Avec Ben Affleck, Chris Cooper, Tommy Lee Jones, Kevin Costner, Maria Bello, Craig T. Nelson, Eamon Walker.
Boby Walker mène une vie de rêve. Il est directeur commercial d’une multinationale à Boston (eh oui, c’est Ben Affleck, donc c’est Boston), gagne 160.000$ par an, roule en porsche, habite une grande maison avec une famille de rêve, et travaille son swing de golf tous les matins avant d’aller au boulot. Mais un matin, sa boîte dégraisse et il se retrouve au chômage. Se succèdent le cabinet de reclassement personnalisé, les bilans de compétences, et les coups de fil infructueux. Sa belle vie part en vrille, et s’ensuit une remise en question. Bientôt, la multinationale licencie aussi ses collègues Woodward et Mc Clary. Les trois hommes vont chuter lourdement. Chacun à sa manière.
Malgré cet univers fait de stock options, jets privés, et maisons de rêves, ce qui ressort de ce film, c’est avant tout son caractère humain, où comment des hommes partis de rien et à qui tout a réussi, doivent tout recommencer depuis la base. Bien sûr, les trois parcours sont différents. Walker est le plus jeune, commercial de talent, et s’accroche comme un fou à ses privilèges : voiture bling bling, carte de membre du club de golf, salaire. Les déceptions et les échecs vont le pousser à reconsidérer ses priorités et ravaler sa fierté.

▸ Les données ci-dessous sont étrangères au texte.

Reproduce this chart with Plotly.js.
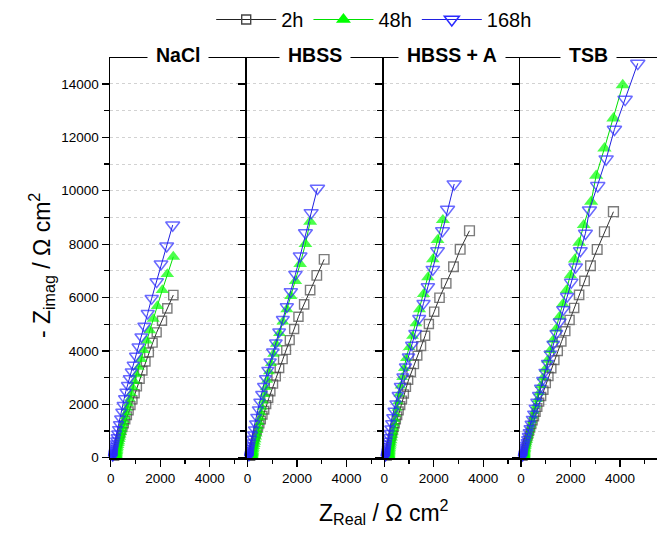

Je devine les réserves qui viennent naturellement chez le lecteur de ces lignes : l’appréhension d’une belle morale faite de bons sentiments, ressortant sous formes de beaux ralentis des parents jouant avec les gamins dans l’herbe verte du parc municipal, histoire de marteler que les valeurs familiales sont la base de toute vie bien réussie. Eh bien non, le réalisateur John Wells se montre plus fin que cela : chacun des trois hommes licenciés apporte un éclairage différent sur le sort des deux autres. L’isolement, le divorce, l’âge trop avancé, la peur du changement, la rétrogradation sociale, s’abattent sur eux, ils sont les trois facettes de l’homme moderne qui perd son emploi, déchu de sa virilité, de son rayonnement, sa raison de vivre.
En aucun cas misérabiliste, « The company men » se veut avant tout optimiste. Son casting trois étoiles est juste impeccable : Ben Affleck campe parfaitement le jeune connard trop fier pour demander de l’aide à ceux qu’il a toujours considérés comme des ploucs, mais trop sympathique pour ne pas susciter le dégoût. Chris Cooperincarne le responsable effrayé par la perte de son boulot, désespéré et au bout du rouleau, dans un foyer sans âme. Tandis que Tommy Lee Jones, pour une fois un modèle de sobriété (ou enfin, bien dirigé), est idéal en dirigeant paternaliste dépassé par le plan social, mais toujours increvable. Kevin Costner, méconnaissable en chef de chantier usé en gants et chemise canadienne, semble être né pour jouer les travailleurs se levant tôt, avec sa grosse tête parsemée de quelques rares cheveux.
Des personnages intéressants, un scénario misant sur la quotidienneté d’hommes frappés par la perte de leur emploi, un casting en béton armé, « The company men » est la première bonne surprise de ce printemps cinéma.